The Laws of Burgos, promulgated on 27 December 1512, constituted the first comprehensive legislation devoted to regulating the relationship between the Spaniards and the native population. They outlined encomenderos' responsibilities toward the natives they held in encomienda: bringing the natives together in new villages built near the Spaniards, ensuring that the natives received religious instruction, and providing them with food and clothing. Although at least a third of the natives would continue to labor in the gold mines, their working conditions were carefully specified and numerous abuses, such as beating natives with whips or calling a native a "dog," were explicitly prohibited.

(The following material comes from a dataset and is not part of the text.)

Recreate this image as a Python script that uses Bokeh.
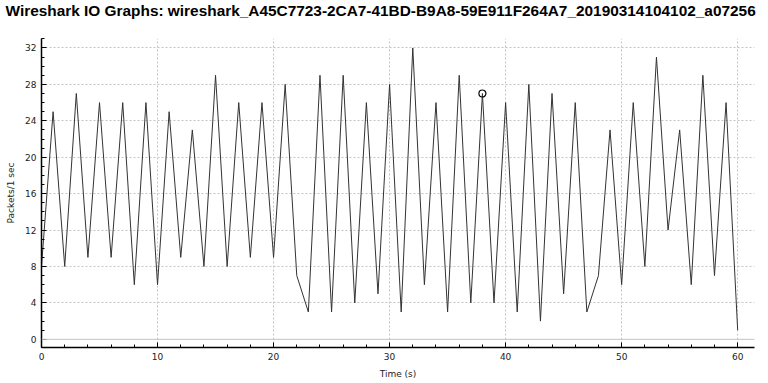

While the laws allowed natives to be exploited, their intention was to make the exploitation "just." Despite good intentions, in practice the laws led to no improvement in the natives' living and working conditions.
See alsoIndigenous Peoples .
BIBLIOGRAPHY
Lewis Hanke, The Spanish Struggle for Justice in the Conquest of America (1949), pp. 17, 23-24.
Charles Gibson, ed., The Spanish Tradition in America (1968), pp. 61-82.
Additional Bibliography
Rivera Pagán, Luis. A Violent Evangelism: The Political and Religious Conquest of the Americas. Louisville, KY: Westminster/John Knox Press, 1992.
Simpson, Lesley Byrd. The Laws of Burgos of 1512–1513: Royal Ordinances for the Good Government and Treatment of the Indians. San Francisco: J. Howell, 1960.